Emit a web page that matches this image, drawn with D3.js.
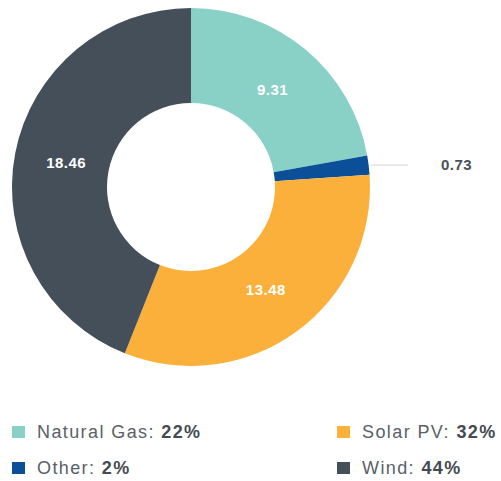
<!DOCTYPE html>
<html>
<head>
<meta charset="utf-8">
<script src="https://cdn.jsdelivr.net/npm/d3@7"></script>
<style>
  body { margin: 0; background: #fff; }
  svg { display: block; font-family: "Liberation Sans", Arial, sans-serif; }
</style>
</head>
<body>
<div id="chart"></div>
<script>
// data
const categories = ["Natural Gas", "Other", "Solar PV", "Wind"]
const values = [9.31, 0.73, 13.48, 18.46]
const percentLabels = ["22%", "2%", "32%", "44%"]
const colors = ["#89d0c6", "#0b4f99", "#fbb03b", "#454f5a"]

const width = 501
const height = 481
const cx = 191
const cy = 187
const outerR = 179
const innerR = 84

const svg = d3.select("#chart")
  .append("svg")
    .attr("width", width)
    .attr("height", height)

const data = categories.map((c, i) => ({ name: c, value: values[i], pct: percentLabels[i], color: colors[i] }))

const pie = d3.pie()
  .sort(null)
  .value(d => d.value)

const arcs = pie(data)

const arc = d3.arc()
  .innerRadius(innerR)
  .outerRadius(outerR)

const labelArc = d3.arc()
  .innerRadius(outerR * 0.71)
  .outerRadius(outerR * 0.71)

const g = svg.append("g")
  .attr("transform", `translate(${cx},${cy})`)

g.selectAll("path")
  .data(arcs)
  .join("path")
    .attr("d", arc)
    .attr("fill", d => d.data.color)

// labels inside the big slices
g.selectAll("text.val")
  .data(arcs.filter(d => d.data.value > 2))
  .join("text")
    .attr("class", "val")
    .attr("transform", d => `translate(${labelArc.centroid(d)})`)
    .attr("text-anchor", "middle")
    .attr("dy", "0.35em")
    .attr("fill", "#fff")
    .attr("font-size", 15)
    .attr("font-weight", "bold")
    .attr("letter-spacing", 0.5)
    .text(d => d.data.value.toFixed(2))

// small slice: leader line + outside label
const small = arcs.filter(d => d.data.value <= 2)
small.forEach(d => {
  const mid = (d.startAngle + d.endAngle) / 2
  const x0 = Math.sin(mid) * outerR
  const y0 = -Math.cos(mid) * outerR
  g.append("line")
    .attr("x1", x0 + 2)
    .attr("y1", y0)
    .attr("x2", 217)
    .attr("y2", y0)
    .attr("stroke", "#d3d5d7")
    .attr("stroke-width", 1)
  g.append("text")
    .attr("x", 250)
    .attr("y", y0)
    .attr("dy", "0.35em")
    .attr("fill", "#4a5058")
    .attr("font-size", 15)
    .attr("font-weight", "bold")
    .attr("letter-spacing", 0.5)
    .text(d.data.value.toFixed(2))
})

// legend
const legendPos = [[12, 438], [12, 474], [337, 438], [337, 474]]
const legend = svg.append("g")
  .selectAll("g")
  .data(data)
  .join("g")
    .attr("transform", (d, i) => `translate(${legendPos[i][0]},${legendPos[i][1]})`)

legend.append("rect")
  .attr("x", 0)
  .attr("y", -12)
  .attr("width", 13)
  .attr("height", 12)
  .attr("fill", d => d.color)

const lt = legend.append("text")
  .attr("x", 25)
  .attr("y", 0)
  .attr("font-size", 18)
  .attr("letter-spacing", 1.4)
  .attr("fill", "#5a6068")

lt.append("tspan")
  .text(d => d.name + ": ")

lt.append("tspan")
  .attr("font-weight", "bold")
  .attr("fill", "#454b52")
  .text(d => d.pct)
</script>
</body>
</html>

★ ★ ★ ★ ★ ★ ★

**SHORT PROBLEM**
In the copy, include no pictures; restate the listing above exactly.

**OUTPUT OF THE EXERCISE**
Emit a web page that matches this image, drawn with D3.js.
<!DOCTYPE html>
<html>
<head>
<meta charset="utf-8">
<script src="https://cdn.jsdelivr.net/npm/d3@7"></script>
<style>
  body { margin: 0; background: #fff; }
  svg { display: block; font-family: "Liberation Sans", Arial, sans-serif; }
</style>
</head>
<body>
<div id="chart"></div>
<script>
// data
const categories = ["Natural Gas", "Other", "Solar PV", "Wind"]
const values = [9.31, 0.73, 13.48, 18.46]
const percentLabels = ["22%", "2%", "32%", "44%"]
const colors = ["#89d0c6", "#0b4f99", "#fbb03b", "#454f5a"]

const width = 501
const height = 481
const cx = 191
const cy = 187
const outerR = 179
const innerR = 84

const svg = d3.select("#chart")
  .append("svg")
    .attr("width", width)
    .attr("height", height)

const data = categories.map((c, i) => ({ name: c, value: values[i], pct: percentLabels[i], color: colors[i] }))

const pie = d3.pie()
  .sort(null)
  .value(d => d.value)

const arcs = pie(data)

const arc = d3.arc()
  .innerRadius(innerR)
  .outerRadius(outerR)

const labelArc = d3.arc()
  .innerRadius(outerR * 0.71)
  .outerRadius(outerR * 0.71)

const g = svg.append("g")
  .attr("transform", `translate(${cx},${cy})`)

g.selectAll("path")
  .data(arcs)
  .join("path")
    .attr("d", arc)
    .attr("fill", d => d.data.color)

// labels inside the big slices
g.selectAll("text.val")
  .data(arcs.filter(d => d.data.value > 2))
  .join("text")
    .attr("class", "val")
    .attr("transform", d => `translate(${labelArc.centroid(d)})`)
    .attr("text-anchor", "middle")
    .attr("dy", "0.35em")
    .attr("fill", "#fff")
    .attr("font-size", 15)
    .attr("font-weight", "bold")
    .attr("letter-spacing", 0.5)
    .text(d => d.data.value.toFixed(2))

// small slice: leader line + outside label
const small = arcs.filter(d => d.data.value <= 2)
small.forEach(d => {
  const mid = (d.startAngle + d.endAngle) / 2
  const x0 = Math.sin(mid) * outerR
  const y0 = -Math.cos(mid) * outerR
  g.append("line")
    .attr("x1", x0 + 2)
    .attr("y1", y0)
    .attr("x2", 217)
    .attr("y2", y0)
    .attr("stroke", "#d3d5d7")
    .attr("stroke-width", 1)
  g.append("text")
    .attr("x", 250)
    .attr("y", y0)
    .attr("dy", "0.35em")
    .attr("fill", "#4a5058")
    .attr("font-size", 15)
    .attr("font-weight", "bold")
    .attr("letter-spacing", 0.5)
    .text(d.data.value.toFixed(2))
})

// legend
const legendPos = [[12, 438], [12, 474], [337, 438], [337, 474]]
const legend = svg.append("g")
  .selectAll("g")
  .data(data)
  .join("g")
    .attr("transform", (d, i) => `translate(${legendPos[i][0]},${legendPos[i][1]})`)

legend.append("rect")
  .attr("x", 0)
  .attr("y", -12)
  .attr("width", 13)
  .attr("height", 12)
  .attr("fill", d => d.color)

const lt = legend.append("text")
  .attr("x", 25)
  .attr("y", 0)
  .attr("font-size", 18)
  .attr("letter-spacing", 1.4)
  .attr("fill", "#5a6068")

lt.append("tspan")
  .text(d => d.name + ": ")

lt.append("tspan")
  .attr("font-weight", "bold")
  .attr("fill", "#454b52")
  .text(d => d.pct)
</script>
</body>
</html>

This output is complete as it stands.